Hollande rejects demand for slavery reparations

Representative Council of Black Associations to file lawsuit against French state-owned bank

French president François Hollande attending a ceremony at the Luxembourg Gardens to mark the abolition of slavery and to pay tribute to the victims of the slave trade in Paris yesterday. Photograph: Gonzalo Fuentes/Reuters

French president François Hollande attending a ceremony at the Luxembourg Gardens to mark the abolition of slavery and to pay tribute to the victims of the slave trade in Paris yesterday. Photograph: Gonzalo Fuentes/Reuters

 


“What happened happened,” French president François Hollande said yesterday when he rejected demands from a black group that the French state pay reparations for almost 200 years of slavery, during which French traders deported some two million Africans.

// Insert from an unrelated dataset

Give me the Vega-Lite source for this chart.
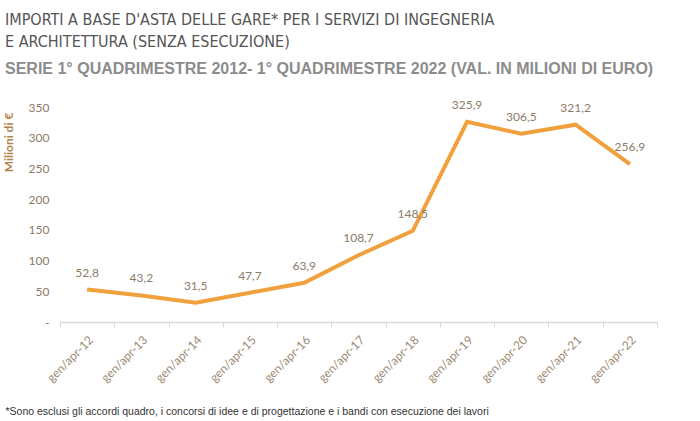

“History does not erase itself,” Mr Hollande continued. “You cannot rub it out. It cannot be the object of transactions deriving from accounting that would in any case be impossible to establish.”

Mr Hollande spoke at the seventh annual commemoration of the slave trade, slavery and abolition. The Representative Council of Black Associations (Cran) had announced it would file a lawsuit yesterday against French state-owned bank Caisse des dépôts et de consignations (CDC).


Colonists compensated
In 1825, France threatened to recolonise the fledgling independent state of Haiti if it did not compensate colonists for property lost when Haiti obtained independence in 1804. Haiti paid the money through the CDC.

“The poverty of Haiti is due to the payment of these 90 million gold francs, which forced the country to indebt itself for decades,” Cran president Louis-Georges Tin told Le Monde newspaper.

The group says the sum is equivalent to $21 billion (€16.2 billion) today.

France defined slavery as a crime against humanity on May 10th, 2001, with a law named after the present justice minister, Christiane Taubira, who is from French Guiana. In the late 2000s, French conservatives rebelled at what they termed left-inspired “repentance”.

Ms Taubira is also the author of France’s recently passed law on same-sex marriage.


Overseas territories
In his speech, Mr Hollande enumerated the measures taken by France to ensure slavery is not forgotten. The overseas territories of Mayotte, Martinique, Guadeloupe, Guiana and La Réunion have built monuments and observe other memorial days in addition to May 10th.

There are at least five memorials in metropolitan France. Two more will be inaugurated in the Paris suburbs of Sarcelles and Saint-Denis on May 23rd. In 2015, the biggest centre in the world dedicated to the slave trade and slavery will open in a former sugar factory in Guadeloupe.

Mr Hollande called slavery “this monstrous undertaking . . . this outrage done by France to her own honour and her own greatness, with the black code of 1685, which reduced slaves to the status of furniture”.

Cran has published two books arguing its case for reparations. Mr Tin notes that the state compensated slave owners for their losses when slavery was abolished in 1848.

Other precedents include reparations paid by Germany to France after the first World War, and the US government’s payment of $1 million and 44 acres of land to native Alaskans in 1971.

In the late 1990s, the CDC restored the assets of Jews whose property was confiscated during the German occupation of France.